Likewise, the nature of engagements also varies by industry.

2. Understand the customers’ digital behaviors

The digital characteristics of the industry and customer profiles within that industry are not necessarily the same. For example, a trading industry customer in the Asia Pacific has different digital behavior than from other markets.

Because the software product has a large number of loyal customers across multiple markets, I was overconfident that social media handles will have a good number of users & followers.

Most of my focus will be on active digital engagements was my belief. Because I misread our customer’s digital behavioral characteristics, I was wrong. The customers were multi-lingual and spread across different continents.

Each market is in a different stage of their digital evolution. Digital etiquette in each market is different.

3. Define your target audience profiles at a granular level

A broad definition of your digital marketing program is not sufficient. To achieve reasonable results, define the target audience profiles at a granular level. Because of such fine definitions, techniques like personalized campaign marketing can be leveraged. Also, this facilitates the focus of your sales efforts. Thereby, giving a better return of investments from your marketing efforts. Thus, align and compliment your marketing campaigns with your sales efforts.

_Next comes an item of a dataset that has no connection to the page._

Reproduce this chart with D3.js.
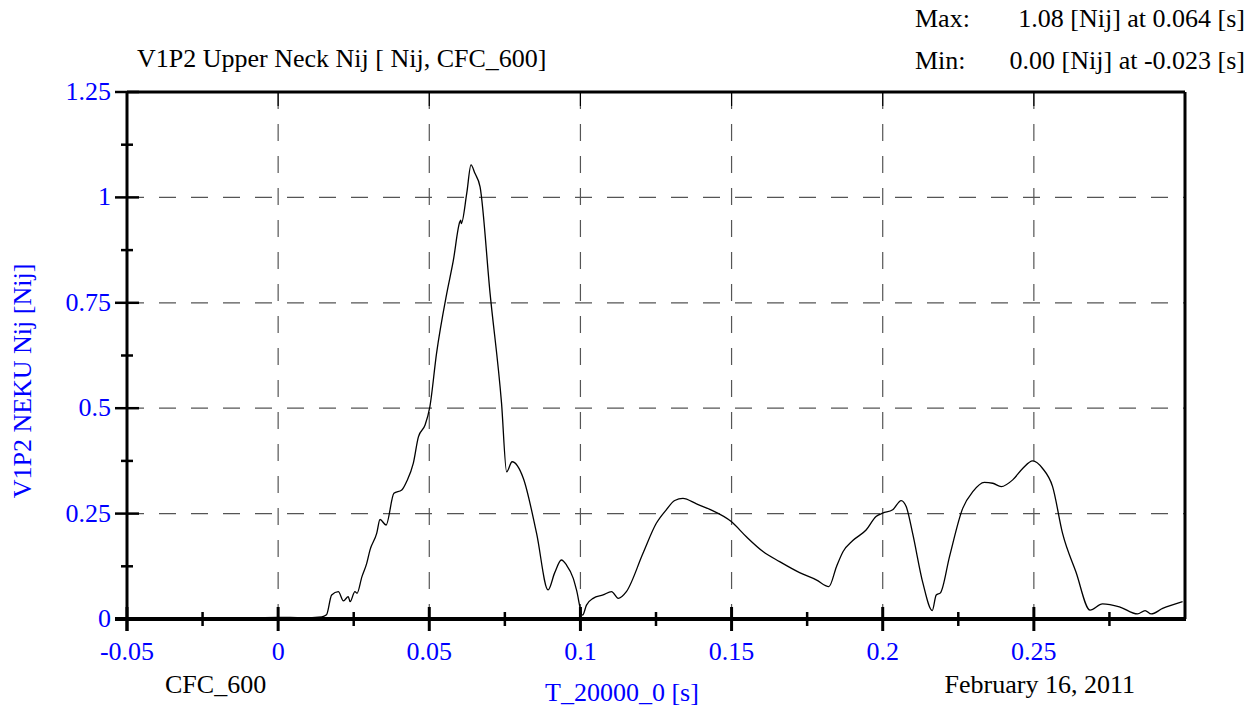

In the initial days, we were running many campaigns with no success. In the 2.0 version, we have refined our digital campaigns to focus on specific industries. And also complimented this with our non-digital marketing like PRs, print media articles, local events, etc.

4. Getting your employees & partners to engage digitally is not easy

The fastest way to get active digital engagements might appear to be from employees and partners. The reality is it is easier said than done. There are privacy aspects to be considered and the nature of engagements also vary.

It is also important to appreciate that personal motivations of individuals supersede all considerations.

5. Identify and cultivate champions

You need to have two types of champions to succeed. An internal or external person who understands the digital world to drive messaging using the content. And, the second who has deep knowledge of your product and its industries. One cannot succeed without the other.

And, despite having both, there is no guarantee of success.

Measuring success

Digital marketers describe outcomes using bounce rate, followers, page views, pay per click ads, etc. But, do not get swayed by this. And, stick to the tangibles that you understand.

My program objective was lead generation. Therefore, suspects, leads, and qualified leads mattered most to me.

To your sales efforts, digital marketing can be front-ending, supporting, or both. The nature of the markets and your offerings decide. Digital marketing is continuous, evolving, and a slow process, oftentimes, excruciatingly slow.

It has been two years and we continue to evolve.